The Sari Kitchen & Community (see location) is on multiple floors and is always bustling.
We can recommend the Avocado Factory (see location) for avocado lovers.
Canggu is also a place where people like to party. It starts during the day and stops when you are exhausted. La Brisa is a beach club to enjoy during the day for a more chillout vibe. Old Man’s is ideal for partying hard at night. The legendary Café del Mar is also there. Mentioning Finn’s Club is mandatory as it is the most famous place.
Why not go to (Insert place here)?
There are a lot of places to visit. With only 2 weeks in Bali, you must choose what is included and excluded on your 2-week itinerary. Here are reasons to help you make the best choice for your expectations.
Gili Islands. Many travelers choose to go to the Gili Islands. Or at least they used to go to the Gili Islands. Nowadays, it is better to visit Nusa Penida and Nusa Lembongan. A few years ago, these islands were not ready to receive tourists. The closeness is the significant advantage of Nusa Penida and Nusa Lembongan over the Gili Islands. It takes at least 4 hours to go to the Gili Islands, whereas it only takes 45 minutes to go to Nusa Penida. If you like the beach, you may want to avoid Ubud and go to the Gili Islands. But you may prefer to visit Thailand to enjoy beautiful beaches.
Uluwatu. Uluwatu is a great place for digital nomads but less great for tourists. The beaches are stunning between enormous cliffs. The drawback is that you need to rent a scooter to experience Uluwatu. Every hot spot, beach, or cafés is far from one another. You cannot get it by foot. For a few days, renting a scooter is inconvenient: find a rental, take the scooter, and get used to driving in Bali. For this reason, we chose not to go to Uluwatu on this 2-week itinerary in Bali. However, if driving a scooter in Bali is something you want to experience, do not hesitate to add it to your travel plan.
Sanur. Even though we must pass by Sanur harbor during these 14 days in Bali, it is not worth staying overnight. It is quieter and cheaper than Seminyak. It could be recommended for families. Overall, Seminyak or Canggu is a better pick.

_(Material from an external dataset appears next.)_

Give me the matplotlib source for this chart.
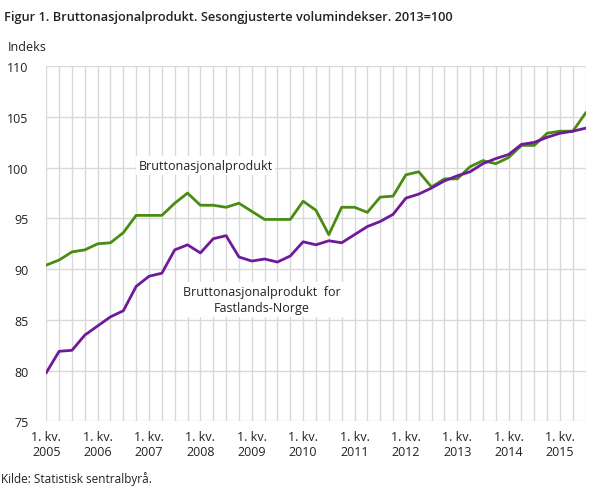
import matplotlib
matplotlib.use("Agg")
import matplotlib.pyplot as plt

plt.rcParams['font.family'] = ['Open Sans', 'DejaVu Sans']

# quarterly index, 2005 Q1 - 2015 Q3 (2013=100)
quarters = [f"{y}Q{q}" for y in range(2005, 2016) for q in range(1, 5)][:43]

bnp = [90.4, 90.9, 91.7, 91.9, 92.5, 92.6, 93.6, 95.3, 95.3, 95.3,
       96.5, 97.5, 96.3, 96.3, 96.1, 96.5, 95.7, 94.9, 94.9, 94.9,
       96.7, 95.8, 93.4, 96.1, 96.1, 95.6, 97.1, 97.2, 99.3, 99.6,
       98.1, 98.9, 98.9, 100.1, 100.7, 100.4, 101.0, 102.2, 102.2, 103.4,
       103.6, 103.6, 105.4]

bnp_fastland = [79.8, 81.9, 82.0, 83.5, 84.4, 85.3, 85.9, 88.3, 89.3, 89.6,
                91.9, 92.4, 91.6, 93.0, 93.3, 91.2, 90.8, 91.0, 90.7, 91.3,
                92.7, 92.4, 92.8, 92.6, 93.4, 94.2, 94.7, 95.4, 97.0, 97.4,
                98.0, 98.7, 99.2, 99.6, 100.4, 100.9, 101.3, 102.3, 102.5, 103.0,
                103.4, 103.6, 103.9]

year_labels = [f"1. kv.\n{y}" for y in range(2005, 2016)]

x = list(range(len(quarters)))

fig = plt.figure(figsize=(6.09, 4.89), dpi=100)
ax = fig.add_axes([0.076, 0.1364, 0.8857, 0.726])

ax.plot(x, bnp, color="#4a8c12", linewidth=2, zorder=3)
ax.plot(x, bnp_fastland, color="#6e1a9a", linewidth=2, zorder=3)

ax.set_xlim(0, len(x) - 1)
ax.set_ylim(75, 110)
ax.set_yticks(range(75, 111, 5))
ax.set_xticks(x, minor=True)
ax.set_xticks(x[::4])
ax.set_xticklabels(year_labels)

ax.grid(True, which="both", color="#d9d9d9", linewidth=1)
ax.set_axisbelow(True)
for s in ax.spines.values():
    s.set_visible(False)
ax.tick_params(which="both", length=0, labelsize=9, labelcolor="#222222")
ax.tick_params(axis="x", pad=6)
ax.tick_params(axis="y", pad=13)
for lbl in ax.get_yticklabels():
    lbl.set_horizontalalignment("right")

box = dict(facecolor="white", edgecolor="none", pad=2)
ax.text(12.4, 100.2, "Bruttonasjonalprodukt", ha="center", va="center",
        fontsize=9, color="#222222", bbox=box, zorder=2)
ax.text(16.8, 87.0, "Bruttonasjonalprodukt  for\nFastlands-Norge", ha="center",
        va="center", multialignment="center", fontsize=9, color="#222222",
        linespacing=1.35, bbox=box, zorder=2)

fig.text(0.007, 0.965, "Figur 1. Bruttonasjonalprodukt. Sesongjusterte volumindekser. 2013=100",
         fontsize=9.2, fontweight="semibold", color="#222222", va="center")
fig.text(0.013, 0.903, "Indeks", fontsize=9, color="#222222", va="center")
fig.text(0.001, 0.02, "Kilde: Statistisk sentralbyrå.", fontsize=8.5, color="#222222", va="center")

fig.savefig("out.png", dpi=100)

Kuta. Kuta is located south of Seminyak. It is cheaper than Seminyak, so you can stay here instead of Seminyak when traveling on a budget.
Amed. Amed is a great place for scuba diving. If that’s not the main reason for your trip, it is best to avoid staying in Amed. The beach is made of black sand. It is not what travelers usually expect.

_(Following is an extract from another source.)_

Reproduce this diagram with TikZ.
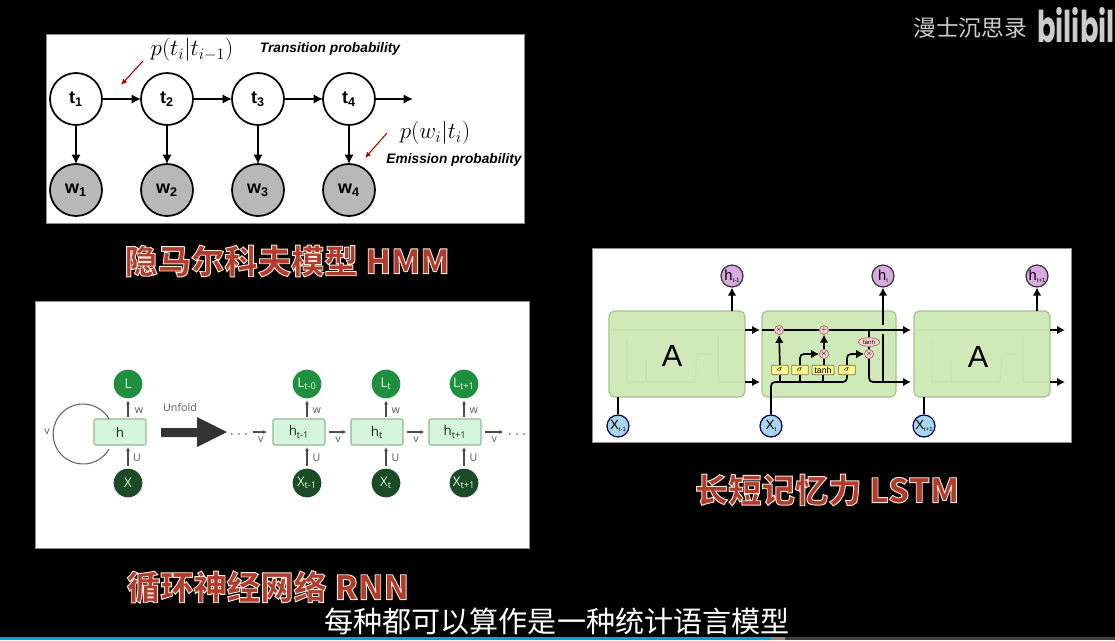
\documentclass[tikz,border=0pt]{standalone}
\usepackage{fontspec}
\usepackage{graphicx}
\usepackage{xcolor}
\usepackage{tikz}
\usetikzlibrary{arrows.meta,positioning,shapes.geometric}
\setmainfont{Liberation Sans}
\newfontfamily\cjk{Noto Sans CJK SC}
\newfontfamily\rnnfont{Open Sans}
\newfontfamily\logofont{Poppins}
\definecolor{titlered}{HTML}{B23C2C}
\definecolor{cellgreen}{HTML}{D6F5DC}
\definecolor{cellline}{HTML}{8FB89A}
\definecolor{lossgreen}{HTML}{1F8F3F}
\definecolor{inputgreen}{HTML}{1B4A26}
\definecolor{lstmgreen}{HTML}{CFE9B8}
\definecolor{lstmedge}{HTML}{A3C48E}
\definecolor{ghostgreen}{HTML}{C8E3B0}
\definecolor{outviolet}{HTML}{D9A9E2}
\definecolor{inblue}{HTML}{A9D5EF}
\definecolor{barblue}{HTML}{00A4DC}
\newcommand{\outlined}[1]{\special{pdf:code q 2 Tr 0.97 0.91 0.86 RG 0.7 w}#1\special{pdf:code Q}}
\newcommand{\tinysub}[1]{\raisebox{-1.2pt}{\fontsize{4.5}{4.5}\selectfont #1}}
\tikzset{
  panel/.style={fill=white,draw=black!45,line width=0.5pt},
  hmmstate/.style={circle,draw=black,line width=1.3pt,fill=white,minimum size=39pt,inner sep=0pt,outer sep=0pt,font=\bfseries\fontsize{13.5}{13.5}\selectfont},
  hmmword/.style={hmmstate,fill=black!28},
  hmmflow/.style={-{Latex[length=7pt,width=7pt]},line width=1.3pt},
  redflow/.style={-{Latex[length=4.5pt,width=4pt]},line width=0.8pt,draw=red!70!black},
  hmmnote/.style={font=\bfseries\itshape\fontsize{10.3}{12}\selectfont,inner sep=0pt},
  mathnote/.style={font=\fontsize{18.5}{20}\selectfont,inner sep=0pt},
  titletext/.style={text=titlered,inner sep=0pt,font=\cjk\bfseries\fontsize{25}{28}\selectfont},
  rnncell/.style={draw=cellline,fill=cellgreen,line width=0.8pt,rounded corners=1.5pt,minimum width=39pt,minimum height=19.5pt,inner sep=0pt,outer sep=0pt,text=black!65!green!60!black,font=\rnnfont\fontsize{10}{10}\selectfont},
  rnnloss/.style={circle,fill=lossgreen,minimum size=21.5pt,inner sep=0pt,outer sep=0pt,text=white!85!green,font=\rnnfont\fontsize{10}{10}\selectfont},
  rnninput/.style={rnnloss,fill=inputgreen},
  rnnflow/.style={-{Latex[length=3pt,width=3pt]},line width=0.8pt,draw=black!70},
  rnnlabel/.style={inner sep=0pt,text=black!65,font=\rnnfont\fontsize{8}{8}\selectfont},
  lstmcell/.style={draw=lstmedge,fill=lstmgreen,line width=0.9pt,rounded corners=4pt,minimum height=64.5pt,inner sep=0pt,outer sep=0pt},
  lstmout/.style={circle,draw=black!80,fill=outviolet,line width=0.9pt,minimum size=16.5pt,inner sep=0pt,font=\fontsize{11}{11}\selectfont},
  lstmin/.style={lstmout,draw=blue!35!black,fill=inblue,font=\fontsize{10}{10}\selectfont},
  lstmflow/.style={-{Latex[length=6pt,width=6.5pt]},line width=1.25pt},
  lstmwire/.style={line width=1.25pt},
  gatebox/.style={draw=yellow!40!black,fill=yellow!45!white,line width=0.6pt,minimum height=7pt,minimum width=12.5pt,inner sep=0pt,rounded corners=0.5pt,font=\fontsize{6.5}{6.5}\selectfont},
  opnode/.style={circle,draw=red!35!black!60,fill=red!18!white,line width=0.5pt,minimum size=6.5pt,inner sep=0pt,font=\fontsize{4.5}{4.5}\selectfont},
  ghostline/.style={draw=ghostgreen,line width=0.8pt}
}

\begin{document}
\begin{tikzpicture}[x=0.75pt,y=-0.75pt,node distance=29.25pt]
  \useasboundingbox (0,0) rectangle (1115,640);
  \fill[black] (0,0) rectangle (1115,640);
  \draw[panel] (46,34) rectangle (524,223);
  \draw[panel] (35,301) rectangle (529,548);
  \draw[panel] (592,248) rectangle (1071,442);
  \fill[black!75] (785,637) rectangle (1115,640);
  \fill[black!45] (771,637) rectangle (785,640);
  \fill[barblue] (0,637) rectangle (771,640);

  % HMM
  \node[hmmstate] (t1) at (76,99) {t\textsubscript{1}};
  \node[hmmstate,right=of t1] (t2) {t\textsubscript{2}};
  \node[hmmstate,right=of t2] (t3) {t\textsubscript{3}};
  \node[hmmstate,right=of t3] (t4) {t\textsubscript{4}};
  \node[hmmword,below=of t1] (w1) {w\textsubscript{1}};
  \node[hmmword,below=of t2] (w2) {w\textsubscript{2}};
  \node[hmmword,below=of t3] (w3) {w\textsubscript{3}};
  \node[hmmword,below=of t4] (w4) {w\textsubscript{4}};
  \coordinate (tend) at (413,99);
  \draw[hmmflow] (t1) -- (t2);
  \draw[hmmflow] (t2) -- (t3);
  \draw[hmmflow] (t3) -- (t4);
  \draw[hmmflow] (t4) -- (tend);
  \foreach \i in {1,2,3,4}
    \draw[hmmflow] (t\i) -- (w\i);
  \node[mathnote] (ptrans) at (192,50) {$p(t_i|t_{i-1})$};
  \node[mathnote] (pemit) at (435,133) {$p(w_i|t_i)$};
  \node[hmmnote] (transnote) at (330,49) {Transition probability};
  \node[hmmnote] (emitnote) at (454,160) {Emission probability};
  \coordinate (redA) at (143,61);
  \coordinate (redB) at (121,85);
  \coordinate (redC) at (387,133);
  \coordinate (redD) at (365,158);
  \draw[redflow] (redA) -- (redB);
  \draw[redflow] (redC) -- (redD);
  \node[titletext] (hmmtitle) at (287,261) {\outlined{隐马尔科夫模型 HMM}};

  % RNN
  \node[rnncell] (h) at (120,432) {h};
  \node[rnnloss] (L) at (128,384) {L};
  \node[rnninput] (X) at (128,483) {X};
  \draw[rnnflow,shorten >=1.5pt,shorten <=1.5pt] (h.north -| L) -- (L);
  \draw[rnnflow,shorten >=1.5pt,shorten <=2pt] (X) -- (h.south -| X);
  \node[rnnlabel] (lw) at (139,411) {w};
  \node[rnnlabel] (lu) at (137,458) {U};
  \draw[line width=0.8pt,draw=black!60] (h.130) arc[start angle=-30,end angle=-330,radius=30];
  \node[rnnlabel] (lv) at (47,432) {v};
  \node[rnnlabel] (unfoldtext) at (180,407) {Unfold};
  \fill[black!80] (161,428) -- (197,428) -- (197,417) -- (227,432) -- (197,447) -- (197,437) -- (161,437) -- cycle;
  \node[rnncell] (hA) at (299,432) {h\textsubscript{t-1}};
  \node[rnncell] (hB) at (377,432) {h\textsubscript{t}};
  \node[rnncell] (hC) at (455,432) {h\textsubscript{t+1}};
  \node[rnnloss] (LA) at (307,384) {L\textsubscript{t-0}};
  \node[rnnloss] (LB) at (386,384) {L\textsubscript{t}};
  \node[rnnloss] (LC) at (464,384) {L\textsubscript{t+1}};
  \node[rnninput] (XA) at (307,483) {X\textsubscript{t-1}};
  \node[rnninput] (XB) at (386,483) {X\textsubscript{t}};
  \node[rnninput] (XC) at (464,483) {X\textsubscript{t+1}};
  \foreach \c in {A,B,C} {
    \draw[rnnflow,shorten >=1.5pt,shorten <=1.5pt] (h\c.north -| L\c) -- (L\c);
    \draw[rnnflow,shorten >=1.5pt,shorten <=2pt] (X\c) -- (h\c.south -| X\c);
    \node[rnnlabel,right=4pt of L\c.south,yshift=-9.4pt] {w};
    \node[rnnlabel,right=4pt of X\c.north,yshift=8pt] {U};
  }
  \node[rnnlabel,font=\fontsize{12}{12}\selectfont] (dotsL) at (239,435) {$\cdots$};
  \node[rnnlabel,font=\fontsize{12}{12}\selectfont] (dotsR) at (517,435) {$\cdots$};
  \draw[rnnflow,shorten >=4.5pt,shorten <=3pt] (dotsL.east |- hA) -- (hA.west) node[rnnlabel,midway,below=3pt] {v};
  \draw[rnnflow,shorten >=3.5pt,shorten <=3pt] (hA) -- (hB) node[rnnlabel,midway,below=3pt] {v};
  \draw[rnnflow,shorten >=3.5pt,shorten <=3pt] (hB) -- (hC) node[rnnlabel,midway,below=3pt] {v};
  \draw[rnnflow,shorten >=3pt,shorten <=3pt] (hC.east) -- (dotsR.west |- hC) node[rnnlabel,midway,below=3pt] {v};
  \node[titletext] (rnntitle) at (268,587) {\outlined{循环神经网络 RNN}};

  % LSTM
  \node[lstmcell,minimum width=102pt] (a1) at (677,354) {};
  \node[lstmcell,minimum width=100.5pt] (a2) at (829,354) {};
  \node[lstmcell,minimum width=102pt] (a3) at (982,354) {};
  \foreach \dx in {0,305} {
    \draw[ghostline] (\dx+609,330) -- (\dx+745,330);
    \draw[ghostline] (\dx+627,340) -- (\dx+627,382) -- (\dx+695,382) -- (\dx+697,354) -- (\dx+712,354);
    \draw[ghostline] (\dx+718,336) -- (\dx+718,382) -- (\dx+745,382);
    \draw[ghostline] (\dx+646,360) -- (\dx+646,382);
  }
  \node[font=\fontsize{23}{23}\selectfont,inner sep=0pt] (atext1) at (672,356) {A};
  \node[font=\fontsize{23}{23}\selectfont,inner sep=0pt] (atext3) at (978,357) {A};
  \node[lstmout] (h1) at (732,276) {h\tinysub{t-1}};
  \node[lstmout] (h2) at (883,276) {h\tinysub{t}};
  \node[lstmout] (h3) at (1037,276) {h\tinysub{t+1}};
  \node[lstmin] (x1) at (618,426) {X\tinysub{t-1}};
  \node[lstmin] (x2) at (771,426) {X\tinysub{t}};
  \node[lstmin] (x3) at (924,426) {X\tinysub{t+1}};
  \draw[lstmflow] (a1.north -| h1) -- (h1);
  \draw[lstmflow] (a3.north -| h3) -- (h3);
  \draw[lstmwire] (x1) -- (a1.south -| x1);
  \draw[lstmwire] (x3) -- (a3.south -| x3);
  \node[opnode] (m1) at (779,330) {$\times$};
  \node[opnode] (p1) at (824,330) {$+$};
  \node[opnode] (m2) at (824,354) {$\times$};
  \node[opnode] (m3) at (869,354) {$\times$};
  \node[ellipse,draw=red!35!black!60,fill=red!18!white,line width=0.5pt,minimum width=16pt,minimum height=6.5pt,inner sep=0pt,font=\fontsize{4.5}{4.5}\selectfont] (tanhtop) at (869,342) {tanh};
  \node[gatebox] (s1) at (780,370) {$\sigma$};
  \node[gatebox] (s2) at (800,370) {$\sigma$};
  \node[gatebox,minimum width=16.5pt] (s3) at (823,370) {tanh};
  \node[gatebox] (s4) at (847,370) {$\sigma$};
  \coordinate (topA) at (745,330);
  \coordinate (topB) at (760,330);
  \coordinate (topC) at (762,330);
  \coordinate (topD) at (911,330);
  \coordinate (topE) at (1050,330);
  \coordinate (topF) at (1065,330);
  \coordinate (botA) at (745,382);
  \coordinate (botB) at (760,382);
  \coordinate (botC) at (847,382);
  \coordinate (botD) at (911,382);
  \coordinate (botE) at (1050,382);
  \coordinate (botF) at (1065,382);
  \coordinate (joinlow) at (883,382);
  \coordinate (joinmid) at (883,334);
  \coordinate (joinup) at (883,325);
  \coordinate (topmerge) at (869,330);
  \draw[lstmflow] (topA) -- (topB);
  \draw[lstmflow] (botA) -- (botB);
  \draw[lstmflow] (topE) -- (topF);
  \draw[lstmflow] (botE) -- (botF);
  \draw[lstmwire] (topC) -- (m1) -- (p1);
  \draw[lstmflow] (p1) -- (topD);
  \draw[lstmwire,rounded corners=3pt] (x2) |- (botC) -- (s4.south);
  \draw[lstmwire] (s1.south) -- (s1.south |- botC);
  \draw[lstmwire] (s2.south) -- (s2.south |- botC);
  \draw[lstmwire] (s3.south) -- (s3.south |- botC);
  \draw[lstmflow] (s1) -- (m1);
  \draw[lstmwire] (s3.north -| m2) -- (m2);
  \draw[lstmflow] (m2) -- (p1);
  \draw[lstmflow,rounded corners=3pt] (s2.north) |- (m2);
  \draw[lstmflow,rounded corners=3pt] (s4.north) |- (m3);
  \draw[lstmwire] (topmerge) -- (tanhtop);
  \draw[lstmwire] (tanhtop) -- (m3);
  \draw[lstmflow,rounded corners=3pt] (m3) |- (botD);
  \draw[lstmwire] (joinlow) -- (joinmid);
  \draw[lstmflow] (joinup) -- (h2);
  \node[titletext] (lstmtitle) at (827,490) {\outlined{长短记忆力 LSTM}};

  % subtitle and watermark
  \node[inner sep=0pt,text=white,font=\cjk\fontsize{21.8}{24}\selectfont] (subtitle) at (557,621) {每种都可以算作是一种统计语言模型};
  \node[inner sep=0pt,text=black!20,font=\cjk\fontsize{17}{20}\selectfont] (channel) at (970,28) {漫士沉思录};
  \node[inner sep=0pt,anchor=east,text=black!20,font=\logofont\bfseries\fontsize{20.5}{20.5}\selectfont] (logo) at (1115,25) {\scalebox{1}[1.6]{bilibil}};
\end{tikzpicture}
\end{document}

Munduk. If you want to get away from the busy places of Bali, Munduk is a great pick. It is a remote area with much fewer tourists than in other places. It can be recommended for a second trip to Bali. In Munduk, you will stay in the mountains. Some accommodations have awesome views down to the sea.

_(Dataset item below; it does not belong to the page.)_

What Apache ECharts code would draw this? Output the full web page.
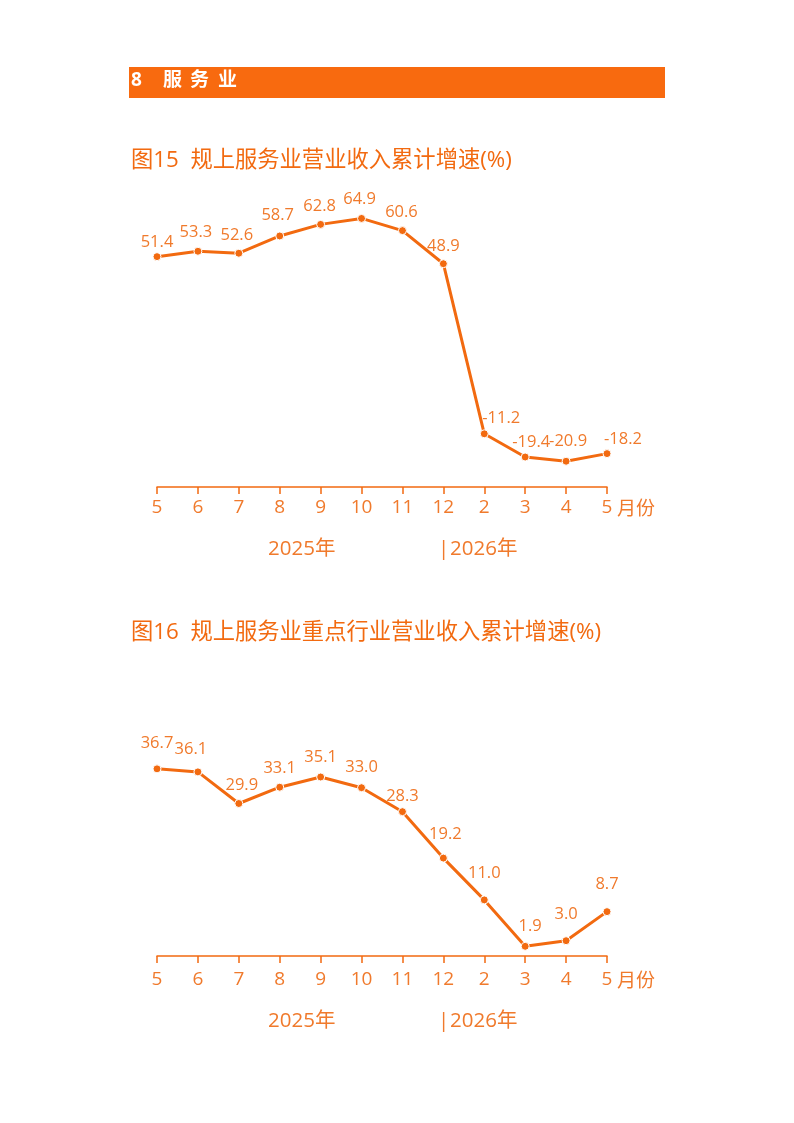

Lovina. Lovina is on the north side of Bali, the least developed for tourism. It is off the beaten path. Thus, you can stay here if you know what to expect. For a first trip to Bali of 14 days, it is not worth the detour.
Sidemen. Like Munduk, Sidemen is great for staying away from busy places. In Sidemen, you will stay in the middle of rice fields. Some accommodations have an incredible view of Mount Agung.
Tips when visiting Bali
Sarong and temples. A sarong is always required when visiting a temple. The sarong is a large length of fabric wrapped around the waist. A sarong is always rented for free at the entrance of a temple. The free sarongs may be hidden, so having a local guide with you is best. You will find many sarong sellers at every temple entrance. They can be insistent, pushy, and lie about the sarong requirements in the temple.
That’s all for our 2-week itinerary in Bali. There are incredible things for everyone in Bali. There is no doubt you will leave Bali with wonderful memories.